◆ Your goal ◆
Without the pictures, please reproduce only the lines from the one with "Write a web" through the one with "0.085,0.096,0.096,0.099,0.101];", both included.

◆ Data to use ◆
** Begin **

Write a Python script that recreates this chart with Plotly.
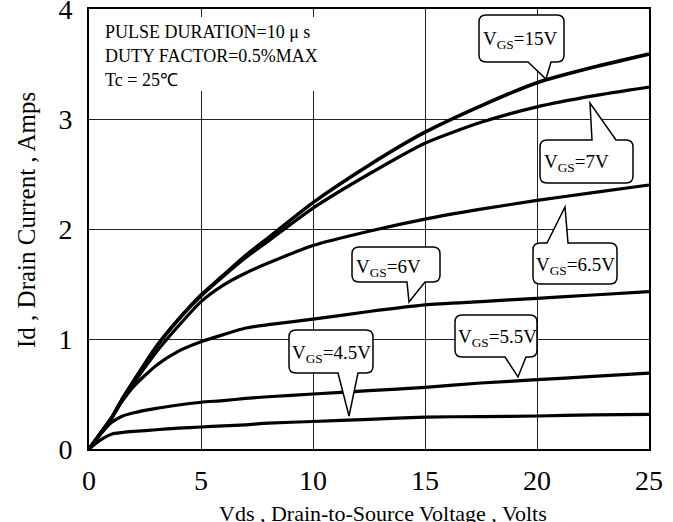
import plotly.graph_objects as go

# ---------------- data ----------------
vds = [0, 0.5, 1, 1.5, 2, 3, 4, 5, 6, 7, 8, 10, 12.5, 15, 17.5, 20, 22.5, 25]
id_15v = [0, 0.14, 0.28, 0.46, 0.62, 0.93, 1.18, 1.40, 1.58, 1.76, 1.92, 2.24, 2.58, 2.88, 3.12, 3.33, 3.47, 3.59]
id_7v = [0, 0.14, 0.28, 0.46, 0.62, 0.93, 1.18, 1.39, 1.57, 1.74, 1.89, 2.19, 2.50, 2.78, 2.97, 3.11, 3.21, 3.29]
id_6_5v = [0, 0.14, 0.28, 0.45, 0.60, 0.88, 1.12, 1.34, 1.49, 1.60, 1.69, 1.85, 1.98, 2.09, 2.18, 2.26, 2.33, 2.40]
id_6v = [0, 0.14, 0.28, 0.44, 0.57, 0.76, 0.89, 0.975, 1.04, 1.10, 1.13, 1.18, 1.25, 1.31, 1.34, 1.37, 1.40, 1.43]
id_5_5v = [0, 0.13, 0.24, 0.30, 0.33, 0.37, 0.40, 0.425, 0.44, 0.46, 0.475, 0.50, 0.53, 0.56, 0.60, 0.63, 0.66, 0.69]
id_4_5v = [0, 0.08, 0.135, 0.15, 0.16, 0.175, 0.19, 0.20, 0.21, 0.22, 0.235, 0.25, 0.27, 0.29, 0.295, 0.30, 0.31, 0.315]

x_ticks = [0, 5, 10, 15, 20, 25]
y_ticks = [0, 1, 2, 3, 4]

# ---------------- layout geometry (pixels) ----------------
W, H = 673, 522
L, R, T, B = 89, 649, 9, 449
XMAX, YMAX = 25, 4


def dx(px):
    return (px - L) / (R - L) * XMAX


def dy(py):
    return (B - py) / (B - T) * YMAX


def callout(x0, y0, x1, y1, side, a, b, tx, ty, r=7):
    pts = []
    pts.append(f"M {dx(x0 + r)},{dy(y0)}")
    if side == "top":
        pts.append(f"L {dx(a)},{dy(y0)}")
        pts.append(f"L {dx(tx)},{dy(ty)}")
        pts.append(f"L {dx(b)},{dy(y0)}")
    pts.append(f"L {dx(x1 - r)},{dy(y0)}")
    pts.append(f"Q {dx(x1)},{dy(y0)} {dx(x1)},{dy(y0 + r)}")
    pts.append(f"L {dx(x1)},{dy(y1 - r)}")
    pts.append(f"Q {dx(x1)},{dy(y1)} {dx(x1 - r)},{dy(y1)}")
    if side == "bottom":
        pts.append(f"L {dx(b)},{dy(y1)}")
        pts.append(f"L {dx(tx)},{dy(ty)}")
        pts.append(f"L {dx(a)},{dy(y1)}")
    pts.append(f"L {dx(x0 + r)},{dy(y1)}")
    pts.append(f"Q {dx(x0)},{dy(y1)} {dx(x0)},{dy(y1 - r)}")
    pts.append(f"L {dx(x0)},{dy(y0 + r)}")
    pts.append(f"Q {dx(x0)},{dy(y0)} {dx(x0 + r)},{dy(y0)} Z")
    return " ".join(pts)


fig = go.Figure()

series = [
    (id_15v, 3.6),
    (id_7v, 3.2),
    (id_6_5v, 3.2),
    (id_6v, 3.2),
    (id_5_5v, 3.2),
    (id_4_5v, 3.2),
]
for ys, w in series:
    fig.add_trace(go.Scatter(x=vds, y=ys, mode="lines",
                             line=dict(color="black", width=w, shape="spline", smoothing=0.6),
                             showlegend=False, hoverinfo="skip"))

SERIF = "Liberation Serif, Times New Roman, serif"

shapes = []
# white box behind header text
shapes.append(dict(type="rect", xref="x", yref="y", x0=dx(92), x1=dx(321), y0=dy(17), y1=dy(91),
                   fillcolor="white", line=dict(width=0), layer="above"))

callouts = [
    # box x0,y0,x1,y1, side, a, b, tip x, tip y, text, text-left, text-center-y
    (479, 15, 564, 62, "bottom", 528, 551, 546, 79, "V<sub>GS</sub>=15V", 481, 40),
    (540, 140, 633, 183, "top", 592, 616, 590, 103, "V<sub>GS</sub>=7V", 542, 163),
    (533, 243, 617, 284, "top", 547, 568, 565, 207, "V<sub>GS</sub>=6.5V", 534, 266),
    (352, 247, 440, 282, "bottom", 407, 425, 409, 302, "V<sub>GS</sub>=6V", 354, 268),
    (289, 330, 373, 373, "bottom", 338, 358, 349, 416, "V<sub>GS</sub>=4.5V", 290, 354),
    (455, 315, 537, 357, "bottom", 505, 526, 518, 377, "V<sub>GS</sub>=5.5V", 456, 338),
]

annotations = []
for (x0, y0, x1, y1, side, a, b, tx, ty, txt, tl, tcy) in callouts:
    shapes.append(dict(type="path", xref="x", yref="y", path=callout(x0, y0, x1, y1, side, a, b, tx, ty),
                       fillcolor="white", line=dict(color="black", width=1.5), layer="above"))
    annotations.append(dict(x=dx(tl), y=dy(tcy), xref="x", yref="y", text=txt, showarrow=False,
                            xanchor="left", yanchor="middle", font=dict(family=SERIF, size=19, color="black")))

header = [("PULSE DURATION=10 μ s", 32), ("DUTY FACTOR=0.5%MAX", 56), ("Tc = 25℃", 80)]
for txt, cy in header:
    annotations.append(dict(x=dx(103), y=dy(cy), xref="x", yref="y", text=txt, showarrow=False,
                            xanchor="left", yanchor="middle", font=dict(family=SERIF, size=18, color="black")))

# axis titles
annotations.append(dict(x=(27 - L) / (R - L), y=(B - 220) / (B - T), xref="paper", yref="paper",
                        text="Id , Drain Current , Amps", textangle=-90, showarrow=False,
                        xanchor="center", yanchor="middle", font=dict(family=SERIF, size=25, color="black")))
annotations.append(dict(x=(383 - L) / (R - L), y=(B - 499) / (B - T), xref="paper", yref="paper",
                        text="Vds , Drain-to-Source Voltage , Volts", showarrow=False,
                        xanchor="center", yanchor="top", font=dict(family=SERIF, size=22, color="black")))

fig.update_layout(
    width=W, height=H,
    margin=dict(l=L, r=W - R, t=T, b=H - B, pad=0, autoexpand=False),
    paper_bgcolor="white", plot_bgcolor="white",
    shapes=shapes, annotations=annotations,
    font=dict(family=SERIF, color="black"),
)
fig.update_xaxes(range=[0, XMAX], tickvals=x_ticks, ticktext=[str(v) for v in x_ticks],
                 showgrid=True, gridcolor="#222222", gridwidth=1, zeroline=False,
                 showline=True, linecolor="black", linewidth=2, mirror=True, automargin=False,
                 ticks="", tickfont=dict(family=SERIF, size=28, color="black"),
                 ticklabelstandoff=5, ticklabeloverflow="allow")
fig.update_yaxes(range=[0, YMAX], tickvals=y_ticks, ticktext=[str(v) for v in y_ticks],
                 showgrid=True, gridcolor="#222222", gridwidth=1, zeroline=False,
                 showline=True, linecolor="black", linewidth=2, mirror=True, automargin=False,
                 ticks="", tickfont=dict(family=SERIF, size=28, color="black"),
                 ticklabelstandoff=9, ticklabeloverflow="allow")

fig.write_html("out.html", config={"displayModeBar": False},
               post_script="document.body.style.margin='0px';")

** End **
** Begin **

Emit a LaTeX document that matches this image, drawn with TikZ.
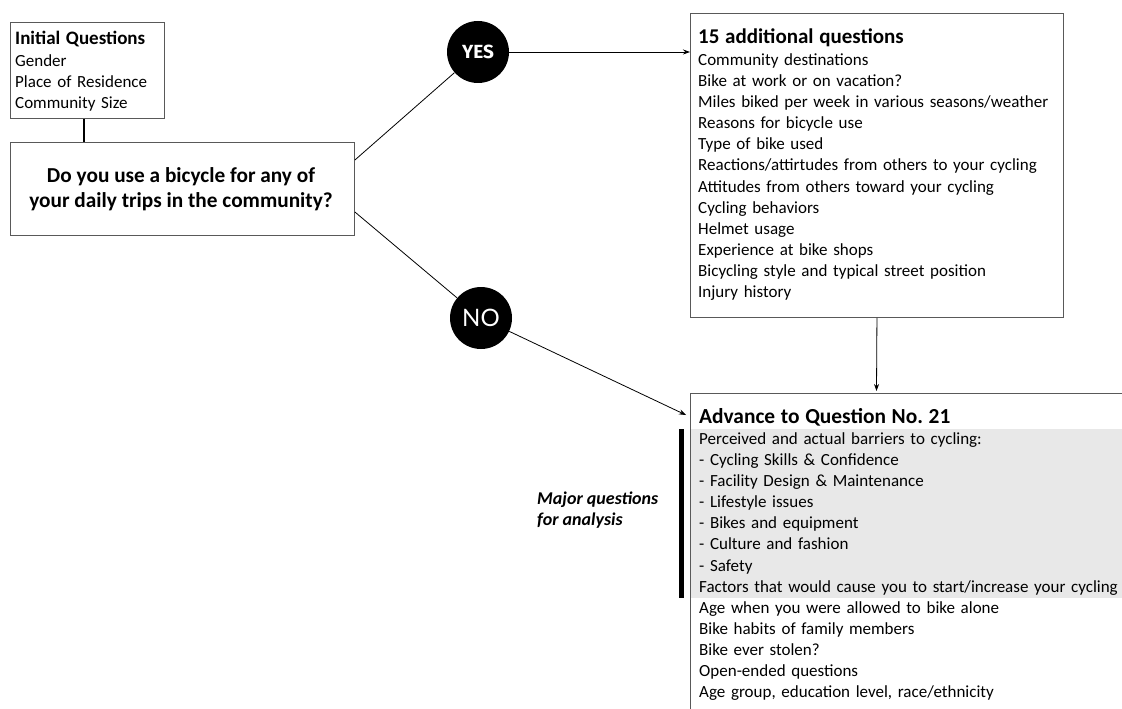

** End **
** Begin **

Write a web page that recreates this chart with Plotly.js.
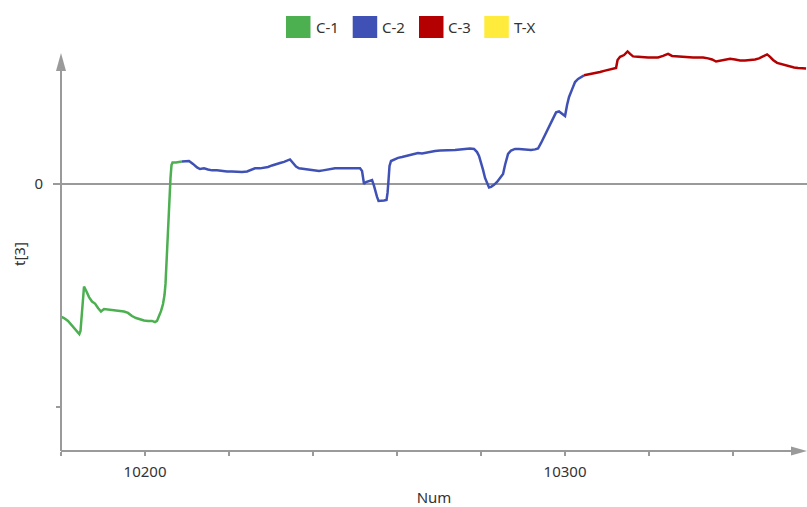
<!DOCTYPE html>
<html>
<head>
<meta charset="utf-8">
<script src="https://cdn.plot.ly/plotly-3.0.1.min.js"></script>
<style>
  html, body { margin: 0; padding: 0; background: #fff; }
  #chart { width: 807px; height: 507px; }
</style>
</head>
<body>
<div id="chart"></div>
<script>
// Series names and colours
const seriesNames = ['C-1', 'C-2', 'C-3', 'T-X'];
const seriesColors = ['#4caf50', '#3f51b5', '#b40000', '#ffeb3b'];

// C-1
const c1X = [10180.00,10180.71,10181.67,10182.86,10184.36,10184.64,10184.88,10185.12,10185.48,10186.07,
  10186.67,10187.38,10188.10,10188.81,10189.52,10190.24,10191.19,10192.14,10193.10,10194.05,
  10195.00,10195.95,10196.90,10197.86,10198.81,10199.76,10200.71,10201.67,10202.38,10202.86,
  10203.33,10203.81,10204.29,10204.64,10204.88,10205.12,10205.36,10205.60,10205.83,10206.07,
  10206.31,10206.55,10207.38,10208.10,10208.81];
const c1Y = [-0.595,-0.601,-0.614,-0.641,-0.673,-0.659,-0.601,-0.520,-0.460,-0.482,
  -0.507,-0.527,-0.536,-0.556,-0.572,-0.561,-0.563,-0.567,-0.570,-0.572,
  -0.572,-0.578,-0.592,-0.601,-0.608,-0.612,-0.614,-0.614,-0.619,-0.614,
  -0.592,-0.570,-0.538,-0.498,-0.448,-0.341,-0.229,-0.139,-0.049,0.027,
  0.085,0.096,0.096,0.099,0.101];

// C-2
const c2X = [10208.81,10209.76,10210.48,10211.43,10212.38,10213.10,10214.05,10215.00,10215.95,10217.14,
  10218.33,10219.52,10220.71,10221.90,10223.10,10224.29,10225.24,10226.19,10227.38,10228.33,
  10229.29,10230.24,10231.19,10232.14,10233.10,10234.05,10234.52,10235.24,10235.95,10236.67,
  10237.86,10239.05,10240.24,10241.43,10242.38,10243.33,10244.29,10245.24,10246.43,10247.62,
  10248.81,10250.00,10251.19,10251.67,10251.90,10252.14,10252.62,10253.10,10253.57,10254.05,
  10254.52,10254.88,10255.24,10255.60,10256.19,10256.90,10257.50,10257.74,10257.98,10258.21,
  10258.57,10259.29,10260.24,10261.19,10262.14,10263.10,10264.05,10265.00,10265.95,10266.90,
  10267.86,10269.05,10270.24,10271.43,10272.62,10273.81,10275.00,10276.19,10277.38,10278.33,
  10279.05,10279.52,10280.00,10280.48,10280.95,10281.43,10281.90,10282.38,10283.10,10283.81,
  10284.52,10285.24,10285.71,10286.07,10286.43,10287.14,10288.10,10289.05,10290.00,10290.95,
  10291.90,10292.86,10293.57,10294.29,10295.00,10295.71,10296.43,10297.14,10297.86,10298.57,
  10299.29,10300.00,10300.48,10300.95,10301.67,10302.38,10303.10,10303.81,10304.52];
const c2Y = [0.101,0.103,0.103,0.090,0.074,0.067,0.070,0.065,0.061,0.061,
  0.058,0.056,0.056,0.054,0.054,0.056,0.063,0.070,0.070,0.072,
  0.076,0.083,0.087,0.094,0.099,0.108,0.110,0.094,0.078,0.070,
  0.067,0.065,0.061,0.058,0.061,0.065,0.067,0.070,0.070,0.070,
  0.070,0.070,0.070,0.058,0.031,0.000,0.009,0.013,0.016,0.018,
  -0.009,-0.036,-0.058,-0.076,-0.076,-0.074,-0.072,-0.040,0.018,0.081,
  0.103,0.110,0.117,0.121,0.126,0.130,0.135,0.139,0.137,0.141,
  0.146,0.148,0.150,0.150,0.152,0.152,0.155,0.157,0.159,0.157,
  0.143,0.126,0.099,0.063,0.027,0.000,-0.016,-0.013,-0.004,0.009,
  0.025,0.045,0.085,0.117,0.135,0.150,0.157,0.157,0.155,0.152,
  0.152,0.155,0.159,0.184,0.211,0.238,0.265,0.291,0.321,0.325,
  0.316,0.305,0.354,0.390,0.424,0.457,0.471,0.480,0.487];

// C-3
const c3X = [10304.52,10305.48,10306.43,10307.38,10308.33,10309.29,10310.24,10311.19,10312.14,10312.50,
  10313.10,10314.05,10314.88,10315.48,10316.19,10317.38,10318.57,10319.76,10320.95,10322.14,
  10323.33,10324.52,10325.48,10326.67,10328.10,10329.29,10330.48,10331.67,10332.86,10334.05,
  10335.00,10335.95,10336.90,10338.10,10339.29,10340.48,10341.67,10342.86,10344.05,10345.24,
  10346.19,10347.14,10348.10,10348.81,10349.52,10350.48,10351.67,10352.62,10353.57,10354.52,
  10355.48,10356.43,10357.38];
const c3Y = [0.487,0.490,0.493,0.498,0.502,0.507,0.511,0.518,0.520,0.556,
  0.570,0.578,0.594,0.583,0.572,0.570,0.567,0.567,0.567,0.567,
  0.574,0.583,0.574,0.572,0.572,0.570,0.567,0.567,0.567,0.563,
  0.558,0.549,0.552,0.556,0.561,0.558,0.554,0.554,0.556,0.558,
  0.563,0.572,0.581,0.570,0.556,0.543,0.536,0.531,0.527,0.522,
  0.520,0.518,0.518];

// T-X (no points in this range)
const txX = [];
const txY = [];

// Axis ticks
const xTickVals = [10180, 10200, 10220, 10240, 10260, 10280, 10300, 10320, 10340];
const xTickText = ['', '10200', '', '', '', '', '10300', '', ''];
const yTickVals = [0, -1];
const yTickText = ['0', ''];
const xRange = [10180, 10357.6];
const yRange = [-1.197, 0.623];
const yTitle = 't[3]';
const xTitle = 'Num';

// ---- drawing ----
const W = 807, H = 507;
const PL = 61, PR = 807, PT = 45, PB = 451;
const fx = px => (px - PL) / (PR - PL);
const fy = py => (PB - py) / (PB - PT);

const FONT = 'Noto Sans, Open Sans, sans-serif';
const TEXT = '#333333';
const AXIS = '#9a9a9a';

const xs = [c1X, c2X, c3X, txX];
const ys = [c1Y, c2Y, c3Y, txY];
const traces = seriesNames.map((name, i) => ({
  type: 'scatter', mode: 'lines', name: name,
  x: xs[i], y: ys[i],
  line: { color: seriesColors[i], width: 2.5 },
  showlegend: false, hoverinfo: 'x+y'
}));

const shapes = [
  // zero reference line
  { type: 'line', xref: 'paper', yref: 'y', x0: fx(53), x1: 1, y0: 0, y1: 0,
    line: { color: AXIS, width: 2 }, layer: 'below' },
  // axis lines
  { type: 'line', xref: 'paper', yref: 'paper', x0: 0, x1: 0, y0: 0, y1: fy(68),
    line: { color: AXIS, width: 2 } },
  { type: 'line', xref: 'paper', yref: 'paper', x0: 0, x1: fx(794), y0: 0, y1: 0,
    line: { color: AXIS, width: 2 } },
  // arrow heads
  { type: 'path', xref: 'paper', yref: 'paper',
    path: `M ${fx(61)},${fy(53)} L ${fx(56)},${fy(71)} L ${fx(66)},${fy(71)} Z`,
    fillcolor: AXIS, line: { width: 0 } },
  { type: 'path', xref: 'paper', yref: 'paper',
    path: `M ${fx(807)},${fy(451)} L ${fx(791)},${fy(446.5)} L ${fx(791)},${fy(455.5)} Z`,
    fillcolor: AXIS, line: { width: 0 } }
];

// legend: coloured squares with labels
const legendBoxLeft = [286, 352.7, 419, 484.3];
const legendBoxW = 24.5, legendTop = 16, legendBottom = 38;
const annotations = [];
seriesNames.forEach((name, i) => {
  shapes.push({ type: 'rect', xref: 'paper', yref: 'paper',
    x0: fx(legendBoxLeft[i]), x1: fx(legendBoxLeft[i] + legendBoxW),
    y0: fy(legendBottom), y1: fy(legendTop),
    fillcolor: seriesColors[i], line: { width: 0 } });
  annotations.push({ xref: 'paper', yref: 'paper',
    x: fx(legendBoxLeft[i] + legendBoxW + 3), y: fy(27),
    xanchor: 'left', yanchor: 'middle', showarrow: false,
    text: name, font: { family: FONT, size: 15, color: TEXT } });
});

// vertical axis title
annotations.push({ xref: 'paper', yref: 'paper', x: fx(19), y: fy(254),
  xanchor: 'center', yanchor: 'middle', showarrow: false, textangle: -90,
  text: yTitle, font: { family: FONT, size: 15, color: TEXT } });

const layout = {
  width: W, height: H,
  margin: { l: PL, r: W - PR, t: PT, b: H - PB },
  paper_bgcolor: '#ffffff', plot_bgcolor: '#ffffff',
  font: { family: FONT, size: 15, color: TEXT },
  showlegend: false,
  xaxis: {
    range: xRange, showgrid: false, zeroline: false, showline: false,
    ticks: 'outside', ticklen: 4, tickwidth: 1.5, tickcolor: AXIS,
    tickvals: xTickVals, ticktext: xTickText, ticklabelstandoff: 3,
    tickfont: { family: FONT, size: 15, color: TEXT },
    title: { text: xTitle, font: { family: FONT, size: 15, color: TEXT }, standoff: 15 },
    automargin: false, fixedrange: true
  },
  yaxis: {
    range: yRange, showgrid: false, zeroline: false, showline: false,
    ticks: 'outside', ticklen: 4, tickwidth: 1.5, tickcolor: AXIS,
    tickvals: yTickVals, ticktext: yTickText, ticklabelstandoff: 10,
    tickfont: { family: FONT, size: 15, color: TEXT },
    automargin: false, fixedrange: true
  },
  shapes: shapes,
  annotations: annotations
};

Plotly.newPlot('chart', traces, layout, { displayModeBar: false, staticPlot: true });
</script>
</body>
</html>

** End **

◆ Exercise solution ◆
Write a web page that recreates this chart with Plotly.js.
<!DOCTYPE html>
<html>
<head>
<meta charset="utf-8">
<script src="https://cdn.plot.ly/plotly-3.0.1.min.js"></script>
<style>
  html, body { margin: 0; padding: 0; background: #fff; }
  #chart { width: 807px; height: 507px; }
</style>
</head>
<body>
<div id="chart"></div>
<script>
// Series names and colours
const seriesNames = ['C-1', 'C-2', 'C-3', 'T-X'];
const seriesColors = ['#4caf50', '#3f51b5', '#b40000', '#ffeb3b'];

// C-1
const c1X = [10180.00,10180.71,10181.67,10182.86,10184.36,10184.64,10184.88,10185.12,10185.48,10186.07,
  10186.67,10187.38,10188.10,10188.81,10189.52,10190.24,10191.19,10192.14,10193.10,10194.05,
  10195.00,10195.95,10196.90,10197.86,10198.81,10199.76,10200.71,10201.67,10202.38,10202.86,
  10203.33,10203.81,10204.29,10204.64,10204.88,10205.12,10205.36,10205.60,10205.83,10206.07,
  10206.31,10206.55,10207.38,10208.10,10208.81];
const c1Y = [-0.595,-0.601,-0.614,-0.641,-0.673,-0.659,-0.601,-0.520,-0.460,-0.482,
  -0.507,-0.527,-0.536,-0.556,-0.572,-0.561,-0.563,-0.567,-0.570,-0.572,
  -0.572,-0.578,-0.592,-0.601,-0.608,-0.612,-0.614,-0.614,-0.619,-0.614,
  -0.592,-0.570,-0.538,-0.498,-0.448,-0.341,-0.229,-0.139,-0.049,0.027,
  0.085,0.096,0.096,0.099,0.101];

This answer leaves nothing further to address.